Types of dissolution
Several events may lead to a commercial or craft activity ending, e.g. retirement, ill health or death of the company director, disagreement between partners, a legal decision, etc. The winding up process involves complete cessation of activities. For companies, this is known as dissolution and is followed by liquidation of the company.
This process refers to liquidation of the company assets. The legal personality of the company ceases to exist and the company continues only until its liquidation has been concluded.
In Luxembourg, there are two types of liquidation:
- judicial liquidation, following a request of the state prosecutor's office or a partner;
- statutory liquidation, which is decided at a general meeting of shareholders.
The dissolution of the company is subject to taxation.

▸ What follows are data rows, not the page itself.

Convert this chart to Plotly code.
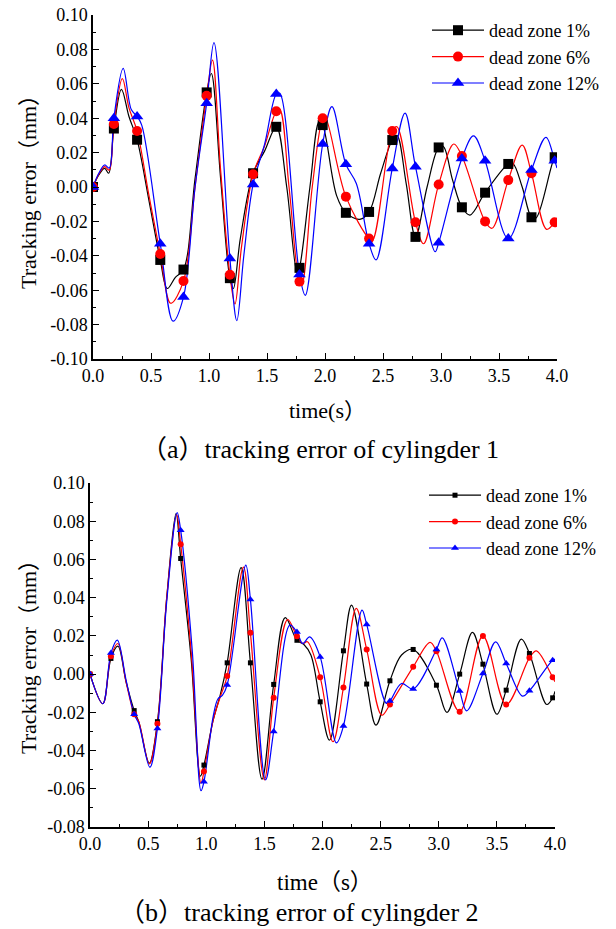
import plotly.graph_objects as go

W, H = 616, 929
FONT = "'Liberation Serif', 'Times New Roman', 'Noto Sans CJK SC', serif"

# ---------------- data ----------------
MARK_T = [0.0, 0.18, 0.38, 0.58, 0.78, 0.98, 1.18, 1.38, 1.58, 1.78, 1.98,
          2.18, 2.38, 2.58, 2.78, 2.98, 3.18, 3.38, 3.58, 3.78, 3.98]

SERIES_NAMES = ["dead zone 1%", "dead zone 6%", "dead zone 12%"]
X_TICKS = [0.0, 0.5, 1.0, 1.5, 2.0, 2.5, 3.0, 3.5, 4.0]
Y1_TICKS = [-0.10, -0.08, -0.06, -0.04, -0.02, 0.00, 0.02, 0.04, 0.06, 0.08, 0.10]
Y2_TICKS = [-0.08, -0.06, -0.04, -0.02, 0.00, 0.02, 0.04, 0.06, 0.08, 0.10]

# ---- cylinder 1 (top) ----
A_BLACK_MK = [0.0, 0.034, 0.0275, -0.0424, -0.048, 0.055, -0.053, 0.008, 0.035, -0.047, 0.036,
              -0.015, -0.0145, 0.0273, -0.029, 0.023, -0.0118, -0.0033, 0.0134, -0.0176, 0.0173]
A_BLACK_EXT_T = [0.05, 0.10, 0.135, 0.245, 0.31, 0.48, 0.64, 0.71, 0.88, 1.02, 1.10, 1.21, 1.27,
                 1.48, 1.67, 1.76, 1.87, 1.95, 2.10, 2.30, 2.48, 2.62, 2.70, 2.88, 3.02, 3.10,
                 3.25, 3.62, 3.70, 3.82, 4.0]
A_BLACK_EXT_Y = [0.007, 0.0108, 0.008, 0.0568, 0.041, -0.007, -0.059, -0.0525, 0.005, 0.066, 0.005,
                 -0.059, -0.030, 0.021, 0.0, -0.050, 0.0, 0.038, -0.005, -0.0188, 0.008, 0.030,
                 0.002, 0.0, 0.0235, 0.004, -0.0163, 0.0137, 0.0, -0.018, 0.018]

A_RED_MK = [0.0, 0.0366, 0.0326, -0.039, -0.0547, 0.053, -0.051, 0.0074, 0.044, -0.055, 0.040,
            -0.0056, -0.030, 0.0326, -0.0205, 0.0015, 0.018, -0.020, 0.004, 0.008, -0.0205]
A_RED_EXT_T = [0.05, 0.10, 0.14, 0.253, 0.31, 0.48, 0.67, 0.88, 1.03, 1.10, 1.224, 1.28, 1.48,
               1.61, 1.69, 1.80, 1.89, 2.00, 2.41, 2.62, 2.85, 3.11, 3.44, 3.70, 3.91, 4.0]
A_RED_EXT_Y = [0.0075, 0.0118, 0.0098, 0.063, 0.046, -0.004, -0.0676, 0.0, 0.0738, 0.01, -0.068,
               -0.035, 0.024, 0.045, 0.0, -0.0565, 0.0, 0.041, -0.031, 0.035, -0.033, 0.025,
               -0.024, 0.0244, -0.0246, -0.018]

A_BLUE_MK = [0.0, 0.040, 0.041, -0.033, -0.064, 0.0487, -0.0415, 0.0015, 0.054, -0.0508, 0.025,
             0.0132, -0.033, 0.0108, 0.0118, -0.0324, 0.0166, 0.0153, -0.030, 0.0099, 0.0153]
A_BLUE_EXT_T = [0.05, 0.10, 0.14, 0.26, 0.33, 0.42, 0.69, 0.88, 1.043, 1.24, 1.30, 1.48, 1.61,
                1.83, 2.06, 2.27, 2.44, 2.69, 2.95, 3.28, 3.905, 4.0]
A_BLUE_EXT_Y = [0.008, 0.0128, 0.011, 0.069, 0.045, 0.036, -0.078, 0.0, 0.0839, -0.0777, -0.040,
                0.025, 0.0545, -0.063, 0.0467, 0.002, -0.0424, 0.043, -0.0376, 0.0297, 0.0289, 0.011]

# ---- cylinder 2 (bottom) ----
B_BLACK_MK = [0.0, 0.0082, -0.0191, -0.0249, 0.0605, -0.0476, 0.0059, 0.0059, -0.0054, 0.0177,
              -0.0145, 0.0122, -0.0052, -0.0035, 0.0129, -0.0058, 0.0, 0.0052, -0.0084, 0.0108, -0.0124]
B_BLACK_EXT_T = [0.11, 0.24, 0.31, 0.42, 0.51, 0.66, 0.74, 0.87, 0.95, 1.06, 1.12, 1.30, 1.48,
                 1.68, 1.84, 1.90, 2.06, 2.25, 2.46, 2.68, 3.07, 3.29, 3.50, 3.71, 3.93, 4.0]
B_BLACK_EXT_Y = [-0.0155, 0.0146, -0.004, -0.025, -0.0466, 0.040, 0.084, 0.008, -0.0534, -0.024,
                 -0.011, 0.0557, -0.055, 0.0296, 0.0155, 0.010, -0.0345, 0.0361, -0.0267, 0.010,
                 -0.020, 0.0218, -0.021, 0.0183, -0.0159, -0.009]

B_RED_MK = [0.0, 0.0094, -0.021, -0.026, 0.068, -0.051, -0.001, 0.0216, -0.0124, 0.0198,
            -0.0017, -0.007, 0.0129, -0.0159, 0.0038, 0.012, -0.0197, 0.0199, -0.0159, 0.0085, -0.0017]
B_RED_EXT_T = [0.11, 0.24, 0.31, 0.42, 0.51, 0.66, 0.745, 0.87, 0.955, 1.06, 1.12, 1.32, 1.50,
               1.70, 1.83, 1.87, 2.09, 2.29, 2.51, 2.925, 3.84, 4.0]
B_RED_EXT_Y = [-0.0155, 0.016, -0.004, -0.025, -0.047, 0.040, 0.0835, 0.012, -0.057, -0.024,
               -0.012, 0.056, -0.0553, 0.0285, 0.016, 0.0169, -0.0354, 0.0344, -0.0215, 0.0166,
               0.0122, -0.004]

B_BLUE_MK = [0.0, 0.011, -0.021, -0.0284, 0.0753, -0.0563, -0.0057, 0.039, -0.030, 0.022,
             0.009, -0.0272, 0.026, -0.0141, -0.0078, 0.0129, -0.0089, 0.0003, 0.0056, -0.0087, 0.0073]
B_BLUE_EXT_T = [0.11, 0.235, 0.31, 0.42, 0.515, 0.66, 0.75, 0.88, 0.955, 1.06, 1.10, 1.14, 1.34,
                1.51, 1.72, 1.83, 1.89, 2.12, 2.34, 2.55, 2.68, 3.03, 3.24, 3.49, 3.72, 4.0]
B_BLUE_EXT_Y = [-0.0155, 0.0178, -0.003, -0.026, -0.0487, 0.038, 0.0845, 0.012, -0.061, -0.022,
                -0.013, -0.011, 0.057, -0.0553, 0.0256, 0.016, 0.0195, -0.036, 0.0335, -0.0153,
                -0.0049, 0.019, -0.0192, 0.0169, -0.0115, 0.0077]

COLORS = ["#000000", "#FF0000", "#0000FF"]
SYMBOLS = ["square", "circle", "triangle-up"]


def merge(mk_y, ext_t, ext_y):
    pts = sorted(list(zip(MARK_T, mk_y)) + list(zip(ext_t, ext_y)))
    return [p[0] for p in pts], [p[1] for p in pts]


fig = go.Figure()

panels = [
    ("x", "y", "legend", [(A_BLACK_MK, A_BLACK_EXT_T, A_BLACK_EXT_Y),
                          (A_RED_MK, A_RED_EXT_T, A_RED_EXT_Y),
                          (A_BLUE_MK, A_BLUE_EXT_T, A_BLUE_EXT_Y)], [10, 10, 11]),
    ("x2", "y2", "legend2", [(B_BLACK_MK, B_BLACK_EXT_T, B_BLACK_EXT_Y),
                             (B_RED_MK, B_RED_EXT_T, B_RED_EXT_Y),
                             (B_BLUE_MK, B_BLUE_EXT_T, B_BLUE_EXT_Y)], [5, 6, 7]),
]

for xa, ya, lg, series, msizes in panels:
    for i, (mk, et, ey) in enumerate(series):
        t, v = merge(mk, et, ey)
        fig.add_trace(go.Scatter(x=t, y=v, mode="lines", xaxis=xa, yaxis=ya,
                                 line=dict(color=COLORS[i], width=1.2, shape="spline", smoothing=1.0),
                                 showlegend=False, hoverinfo="skip"))
    for i, (mk, et, ey) in enumerate(series):
        fig.add_trace(go.Scatter(x=MARK_T, y=mk, mode="markers", xaxis=xa, yaxis=ya,
                                 marker=dict(color=COLORS[i], symbol=SYMBOLS[i], size=msizes[i]),
                                 showlegend=False, hoverinfo="skip"))
    for i in range(3):
        fig.add_trace(go.Scatter(x=[None], y=[None], mode="lines+markers", xaxis=xa, yaxis=ya,
                                 name=SERIES_NAMES[i], legend=lg,
                                 line=dict(color=COLORS[i], width=1.2),
                                 marker=dict(color=COLORS[i], symbol=SYMBOLS[i], size=msizes[i])))


def ax_common():
    return dict(showgrid=False, zeroline=False, showline=True, linecolor="black", linewidth=1.5,
                ticks="inside", ticklen=6, tickwidth=1.2, tickcolor="black", automargin=False,
                tickfont=dict(family=FONT, size=18, color="black"))


def px2x(p):
    return p / W


def py2y(p):
    return 1 - p / H


xminor = dict(ticks="inside", ticklen=3, tickwidth=1.2, tickcolor="black",
              tickvals=[0.25, 0.75, 1.25, 1.75, 2.25, 2.75, 3.25, 3.75])

LEG_FONT = dict(family=FONT, size=18, color="black")

fig.update_layout(
    width=W, height=H, margin=dict(l=0, r=0, t=0, b=0, autoexpand=False),
    paper_bgcolor="white", plot_bgcolor="white",
    xaxis=dict(**ax_common(), domain=[px2x(93), px2x(557)], range=[0, 4], anchor="y",
               tickvals=X_TICKS, ticktext=[f"{v:.1f}" for v in X_TICKS], minor=xminor),
    yaxis=dict(**ax_common(), domain=[py2y(359), py2y(15)], range=[-0.1, 0.1], anchor="x",
               tickvals=Y1_TICKS, ticktext=[f"{v:.2f}" for v in Y1_TICKS],
               minor=dict(ticks="inside", ticklen=3, tickwidth=1.2, tickcolor="black",
                          tickvals=[round(-0.09 + 0.02 * k, 2) for k in range(10)])),
    xaxis2=dict(**ax_common(), domain=[px2x(90), px2x(555)], range=[0, 4], anchor="y2",
                tickvals=X_TICKS, ticktext=[f"{v:.1f}" for v in X_TICKS], minor=xminor),
    yaxis2=dict(**ax_common(), domain=[py2y(827), py2y(483)], range=[-0.08, 0.10], anchor="x2",
                tickvals=Y2_TICKS, ticktext=[f"{v:.2f}" for v in Y2_TICKS],
                minor=dict(ticks="inside", ticklen=3, tickwidth=1.2, tickcolor="black",
                           tickvals=[round(-0.07 + 0.02 * k, 2) for k in range(9)])),
    legend=dict(x=px2x(427), y=py2y(12), xanchor="left", yanchor="top",
                font=LEG_FONT, bgcolor="rgba(0,0,0,0)", tracegroupgap=0, itemwidth=52),
    legend2=dict(x=px2x(424), y=py2y(477), xanchor="left", yanchor="top",
                 font=LEG_FONT, bgcolor="rgba(0,0,0,0)", tracegroupgap=0, itemwidth=52),
)

TITLE_FONT = dict(family=FONT, size=22, color="black")
CAP_FONT = dict(family=FONT, size=26, color="black")
annotations = [
    dict(text="Tracking error（mm）", x=px2x(28), y=py2y(187), textangle=-90, font=TITLE_FONT),
    dict(text="time(s）", x=px2x(327), y=py2y(410), font=TITLE_FONT),
    dict(text="（a）tracking error of cylingder 1", x=px2x(320), y=py2y(449), font=CAP_FONT),
    dict(text="Tracking error（mm）", x=px2x(28), y=py2y(652), textangle=-90, font=TITLE_FONT),
    dict(text="time（s）", x=px2x(325), y=py2y(882), font=dict(family=FONT, size=23, color="black")),
    dict(text="（b）tracking error of cylingder 2", x=px2x(299), y=py2y(912), font=CAP_FONT),
]
for a in annotations:
    fig.add_annotation(xref="paper", yref="paper", showarrow=False,
                       xanchor="center", yanchor="middle", **a)

fig.write_html("out.html")
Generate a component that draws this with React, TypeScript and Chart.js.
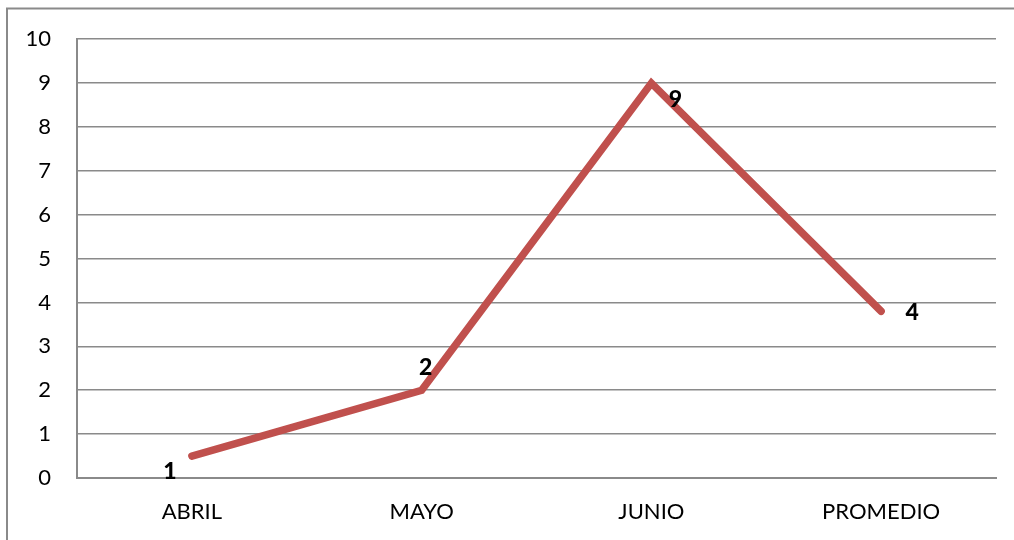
import React, { useEffect, useRef } from "react";
import { Chart, registerables } from "chart.js";

Chart.register(...registerables);

const categories = ["ABRIL", "MAYO", "JUNIO", "PROMEDIO"];
const values = [0.5, 2, 9, 3.8];
const valueLabels = ["1", "2", "9", "4"];
const yTicks = [0, 1, 2, 3, 4, 5, 6, 7, 8, 9, 10];

// label offsets relative to each point (px)
const labelOffsets: [number, number][] = [
  [-22, 16],
  [4, -23],
  [24, 16],
  [31, 1],
];

const FONT = "Lato, 'Liberation Sans', sans-serif";

export default function App() {
  const ref = useRef<HTMLCanvasElement | null>(null);

  useEffect(() => {
    if (!ref.current) return;
    const borderPlugin = {
      id: "outerBorder",
      beforeDraw(chart: any) {
        const ctx = chart.ctx;
        ctx.save();
        ctx.fillStyle = "#ffffff";
        ctx.fillRect(0, 0, chart.width, chart.height);
        ctx.strokeStyle = "#8a8a8a";
        ctx.lineWidth = 2;
        ctx.strokeRect(7, 8.5, chart.width + 50, chart.height + 50);
        ctx.restore();
      },
    };
    const labelPlugin = {
      id: "valueLabels",
      afterDatasetsDraw(chart: any) {
        const ctx = chart.ctx;
        const meta = chart.getDatasetMeta(0);
        ctx.save();
        ctx.fillStyle = "#000000";
        ctx.font = `900 23px ${FONT}`;
        ctx.textAlign = "center";
        ctx.textBaseline = "middle";
        meta.data.forEach((pt: any, i: number) => {
          const [dx, dy] = labelOffsets[i];
          ctx.fillText(valueLabels[i], pt.x + dx, pt.y + dy);
        });
        ctx.restore();
      },
    };
    const chart = new Chart(ref.current, {
      type: "line",
      data: {
        labels: categories,
        datasets: [
          {
            data: values,
            borderColor: "#C0504D",
            borderWidth: 7.5,
            borderCapStyle: "round",
            borderJoinStyle: "miter",
            pointRadius: 0,
            pointHoverRadius: 0,
            tension: 0,
            fill: false,
          },
        ],
      },
      options: {
        animation: false,
        responsive: false,
        maintainAspectRatio: false,
        layout: { padding: { left: 0, top: 38, right: 18, bottom: 0 } },
        plugins: {
          legend: { display: false },
          tooltip: { enabled: false },
        },
        scales: {
          x: {
            offset: true,
            grid: { display: false, drawTicks: false },
            border: { display: true, color: "#8a8a8a", width: 2 },
            ticks: {
              color: "#000000",
              font: { family: FONT, size: 22 },
              padding: 21,
              maxRotation: 0,
            },
            afterFit(scale: any) {
              scale.height = 62;
            },
          },
          y: {
            min: 0,
            max: 10,
            afterBuildTicks(scale: any) {
              scale.ticks = yTicks.map((v) => ({ value: v }));
            },
            grid: { color: "#8a8a8a", lineWidth: 1.5, drawTicks: false },
            border: { display: true, color: "#8a8a8a", width: 2 },
            ticks: {
              color: "#000000",
              font: { family: FONT, size: 22 },
              padding: 26,
            },
            afterFit(scale: any) {
              scale.width = 77;
            },
          },
        },
      },
      plugins: [borderPlugin, labelPlugin],
    });
    return () => chart.destroy();
  }, []);

  return (
    <div style={{ position: "absolute", left: 0, top: 0, width: 1014, height: 540 }}>
      <canvas ref={ref} width={1014} height={540} style={{ display: "block" }} />
    </div>
  );
}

When filing for bankruptcy is the only option left for a business owner, it pays to cut losses, initiate proceedings sooner rather than later, and move on to a new business project.
The Centre de formalités (Chamber of Trades) and the Espace entreprises (Chamber of Commerce) provide help with formalities and administrative procedures.
The Guichet entreprises business portal provides several online forms.
During the liquidation procedure, the receiver carries out certain tasks, such as collecting any money due on invoices, selling the company assets, paying creditors, informing co-contractors, terminating contracts in progress, etc.
Cessation involves several formalities, including:
- requesting cancellation of the incorporation permit from the Ministry of Small Enterprises and Traders and Tourism;
- notifying the cessation to the Luxembourg Registry (VAT) and to the authority that issued the operating permit ('commodo-incommodo');
- informing the direct taxation authority when filing the annual tax return;
- removing the company from the Trade and Companies Register;
- for craftsmen: sending back the craftsmen's card to the Chamber of Trades, which then informs social security about this for the purposes of cancellation;
- for traders: notifying the Chamber of Commerce of the cessation ;
- where necessary, notifying the cessation to the relevant professional association.
Once you have completed these operations, the liquidation must be concluded. This must then be published in the Trade and Companies Register.
Any company subject to legislation on classified facilities must notify the relevant authorities of the cessation, for the purposes of environmental protection. These authorities differ according to the type of facility.
The Guichet entreprises business portal also provides various information to entrepreneurs.